While I was at Pratt, Hard Edge, Minimalism and Conceptual art were the styles most in vogue. Though I admired much of what I saw, particularly the earlier Abstract Expressionists, I had no desire to speak any of those languages. Perhaps because of an innate attraction to narrative, I came under the spell of film, beginning with Bergman, Fellini, Buñuel and Teshigahara. (I also began a wide-open love affair with music that has never left me; everything from Coltrane, Shostakovich, Flamenco to Bobby Blue Bland, Koto, the music of the Islamic world and onward.) 

After graduation, while working for Channel 13 in NYC, I learned some of the basics of filmmaking and produced a few documentaries for the show, “The 51st State.” Independently, I produced and distributed “Blue Collar Capitalism,” a half-hour documentary about the largest worker-owned corporation of the time, an asbestos mine in Northern Vermont. It played at the Museum of Modern Art, the Canadian Film Board, on German television and nationally on PBS. It won a Golden Eagle and was chosen to represent the US at International non-theatrical events. During those years I also worked as a film editor. I thought I might have left painting behind.

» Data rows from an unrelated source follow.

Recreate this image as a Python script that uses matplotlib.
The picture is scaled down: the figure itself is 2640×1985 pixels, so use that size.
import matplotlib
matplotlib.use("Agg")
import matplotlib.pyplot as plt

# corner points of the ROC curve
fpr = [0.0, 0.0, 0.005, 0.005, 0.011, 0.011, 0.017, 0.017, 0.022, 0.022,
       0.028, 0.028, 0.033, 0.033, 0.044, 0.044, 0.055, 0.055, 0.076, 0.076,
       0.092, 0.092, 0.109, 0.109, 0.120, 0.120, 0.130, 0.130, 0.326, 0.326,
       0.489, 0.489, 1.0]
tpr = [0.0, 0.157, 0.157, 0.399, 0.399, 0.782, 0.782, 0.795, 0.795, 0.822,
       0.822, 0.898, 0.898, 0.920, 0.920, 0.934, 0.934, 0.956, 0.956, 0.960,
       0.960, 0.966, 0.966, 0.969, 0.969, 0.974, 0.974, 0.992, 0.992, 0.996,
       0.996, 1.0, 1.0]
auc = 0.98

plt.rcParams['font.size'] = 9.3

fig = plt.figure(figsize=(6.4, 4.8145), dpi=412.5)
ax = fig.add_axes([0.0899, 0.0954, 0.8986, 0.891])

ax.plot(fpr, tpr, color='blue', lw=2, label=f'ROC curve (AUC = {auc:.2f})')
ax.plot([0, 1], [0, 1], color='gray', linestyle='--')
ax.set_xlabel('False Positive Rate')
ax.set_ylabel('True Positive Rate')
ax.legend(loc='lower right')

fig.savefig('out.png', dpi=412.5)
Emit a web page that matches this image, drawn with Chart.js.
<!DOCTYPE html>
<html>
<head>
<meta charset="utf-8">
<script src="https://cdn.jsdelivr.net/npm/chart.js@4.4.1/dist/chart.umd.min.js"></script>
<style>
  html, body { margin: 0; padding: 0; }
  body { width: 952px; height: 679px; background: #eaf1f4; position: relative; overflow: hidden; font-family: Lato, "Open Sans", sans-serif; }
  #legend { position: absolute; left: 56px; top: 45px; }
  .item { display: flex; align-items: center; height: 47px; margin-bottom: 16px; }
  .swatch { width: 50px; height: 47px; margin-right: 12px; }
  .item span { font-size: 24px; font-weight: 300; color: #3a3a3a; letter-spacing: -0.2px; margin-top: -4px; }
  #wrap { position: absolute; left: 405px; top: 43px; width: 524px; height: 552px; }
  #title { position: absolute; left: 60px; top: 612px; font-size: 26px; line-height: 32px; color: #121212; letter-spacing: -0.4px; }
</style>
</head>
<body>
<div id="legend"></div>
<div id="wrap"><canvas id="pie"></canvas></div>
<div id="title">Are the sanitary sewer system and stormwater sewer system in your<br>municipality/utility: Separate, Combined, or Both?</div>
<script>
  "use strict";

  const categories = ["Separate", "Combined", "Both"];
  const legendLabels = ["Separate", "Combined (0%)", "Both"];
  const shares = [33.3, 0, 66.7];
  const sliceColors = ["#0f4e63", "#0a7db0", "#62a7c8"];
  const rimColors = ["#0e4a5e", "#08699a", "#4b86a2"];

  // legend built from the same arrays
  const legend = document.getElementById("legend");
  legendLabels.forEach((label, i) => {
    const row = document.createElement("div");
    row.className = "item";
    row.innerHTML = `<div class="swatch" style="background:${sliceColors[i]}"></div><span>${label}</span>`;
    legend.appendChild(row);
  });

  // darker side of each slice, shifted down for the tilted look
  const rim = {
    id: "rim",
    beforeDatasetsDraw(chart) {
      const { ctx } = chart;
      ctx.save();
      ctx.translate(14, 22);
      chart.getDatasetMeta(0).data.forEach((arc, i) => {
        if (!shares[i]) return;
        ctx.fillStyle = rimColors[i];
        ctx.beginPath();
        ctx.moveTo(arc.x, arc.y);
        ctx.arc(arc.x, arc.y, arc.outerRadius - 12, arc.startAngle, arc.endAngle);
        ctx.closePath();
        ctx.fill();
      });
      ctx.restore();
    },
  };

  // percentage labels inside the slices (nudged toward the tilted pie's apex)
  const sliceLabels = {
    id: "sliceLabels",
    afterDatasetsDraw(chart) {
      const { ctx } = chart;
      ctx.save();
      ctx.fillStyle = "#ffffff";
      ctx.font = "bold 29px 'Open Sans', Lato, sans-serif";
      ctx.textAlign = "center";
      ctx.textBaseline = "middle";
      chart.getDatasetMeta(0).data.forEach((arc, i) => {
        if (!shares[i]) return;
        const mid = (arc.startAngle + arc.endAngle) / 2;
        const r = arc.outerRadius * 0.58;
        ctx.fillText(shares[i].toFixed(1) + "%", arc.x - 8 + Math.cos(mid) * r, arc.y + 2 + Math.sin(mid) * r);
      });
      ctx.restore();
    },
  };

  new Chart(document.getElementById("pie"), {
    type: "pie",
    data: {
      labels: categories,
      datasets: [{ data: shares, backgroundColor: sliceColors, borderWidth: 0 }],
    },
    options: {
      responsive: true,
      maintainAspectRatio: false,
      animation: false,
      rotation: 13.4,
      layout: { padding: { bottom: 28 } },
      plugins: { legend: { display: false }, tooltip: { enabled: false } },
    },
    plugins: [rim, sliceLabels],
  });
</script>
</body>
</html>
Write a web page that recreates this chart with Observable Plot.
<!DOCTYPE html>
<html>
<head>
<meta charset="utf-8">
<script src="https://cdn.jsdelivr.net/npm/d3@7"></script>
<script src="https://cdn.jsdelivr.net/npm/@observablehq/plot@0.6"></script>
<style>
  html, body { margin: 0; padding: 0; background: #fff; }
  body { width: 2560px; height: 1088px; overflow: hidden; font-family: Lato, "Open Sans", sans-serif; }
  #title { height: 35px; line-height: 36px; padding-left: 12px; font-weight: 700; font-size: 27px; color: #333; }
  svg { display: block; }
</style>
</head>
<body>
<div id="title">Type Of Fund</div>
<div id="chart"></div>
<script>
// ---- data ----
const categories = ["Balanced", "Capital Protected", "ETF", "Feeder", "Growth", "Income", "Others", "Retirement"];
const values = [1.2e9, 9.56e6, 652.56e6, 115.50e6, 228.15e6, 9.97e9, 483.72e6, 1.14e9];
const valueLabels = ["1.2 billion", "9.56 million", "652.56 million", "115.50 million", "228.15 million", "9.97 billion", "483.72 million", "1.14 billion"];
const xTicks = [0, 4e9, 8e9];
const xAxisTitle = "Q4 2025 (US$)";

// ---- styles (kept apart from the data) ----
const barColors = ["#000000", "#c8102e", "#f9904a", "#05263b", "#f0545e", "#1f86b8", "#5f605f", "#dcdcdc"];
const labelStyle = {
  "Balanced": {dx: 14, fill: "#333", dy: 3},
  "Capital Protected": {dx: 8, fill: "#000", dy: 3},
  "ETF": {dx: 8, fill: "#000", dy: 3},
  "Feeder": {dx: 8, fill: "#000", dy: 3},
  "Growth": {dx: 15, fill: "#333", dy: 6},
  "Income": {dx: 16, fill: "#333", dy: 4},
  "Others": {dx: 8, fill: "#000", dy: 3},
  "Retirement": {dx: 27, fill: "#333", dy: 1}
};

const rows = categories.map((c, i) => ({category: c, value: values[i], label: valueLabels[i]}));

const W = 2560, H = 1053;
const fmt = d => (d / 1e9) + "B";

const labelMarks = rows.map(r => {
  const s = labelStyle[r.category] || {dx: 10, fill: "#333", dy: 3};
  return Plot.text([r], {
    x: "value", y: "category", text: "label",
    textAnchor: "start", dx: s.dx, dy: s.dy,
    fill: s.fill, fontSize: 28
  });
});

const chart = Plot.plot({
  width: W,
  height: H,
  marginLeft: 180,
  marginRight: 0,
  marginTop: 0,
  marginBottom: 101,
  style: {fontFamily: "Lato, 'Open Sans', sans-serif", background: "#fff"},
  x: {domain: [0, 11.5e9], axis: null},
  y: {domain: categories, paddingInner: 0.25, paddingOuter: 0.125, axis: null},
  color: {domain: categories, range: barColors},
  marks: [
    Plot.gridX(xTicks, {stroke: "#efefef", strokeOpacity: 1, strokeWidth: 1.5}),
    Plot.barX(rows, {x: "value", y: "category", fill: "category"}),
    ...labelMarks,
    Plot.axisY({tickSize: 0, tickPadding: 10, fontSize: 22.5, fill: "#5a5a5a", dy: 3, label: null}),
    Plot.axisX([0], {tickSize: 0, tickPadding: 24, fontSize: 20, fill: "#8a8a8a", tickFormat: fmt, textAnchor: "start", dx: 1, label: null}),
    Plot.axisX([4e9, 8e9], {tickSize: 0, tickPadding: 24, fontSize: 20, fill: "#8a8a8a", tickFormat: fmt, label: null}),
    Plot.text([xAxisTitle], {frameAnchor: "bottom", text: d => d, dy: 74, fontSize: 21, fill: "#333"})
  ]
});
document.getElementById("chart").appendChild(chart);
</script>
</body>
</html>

In 1980, however, when my husband and I moved into a loft on Bond Street, I began drawing again. For a few years I worked as an illustrator, doing two children’s book and an occasional illustration for advertising. Though working on children’s books pleased me enormously (I felt that I'd sat down at the table of the miniaturists I'd so loved)  it soon became clear that my vision was darker than what was generally deemed marketable. The last story I set about illustrating was “Snow White.” With the first image, seen in the website under the title "The Queen Sees Her Beauty Fading," I realized I'd gone beyond a tone and a level of reference that was viable for the children’s market. I had no desire to turn back. I decided, from then on, to work entirely for myself; to paint as I wanted to paint, write scripts, make films if I chose, be serious, be humorous, be dark or light-hearted as the spirit moved me.   
I’ve been lucky enough to do just that. This has been both a curse, as there is little external structure, and a blessing, as my freedom is absolute.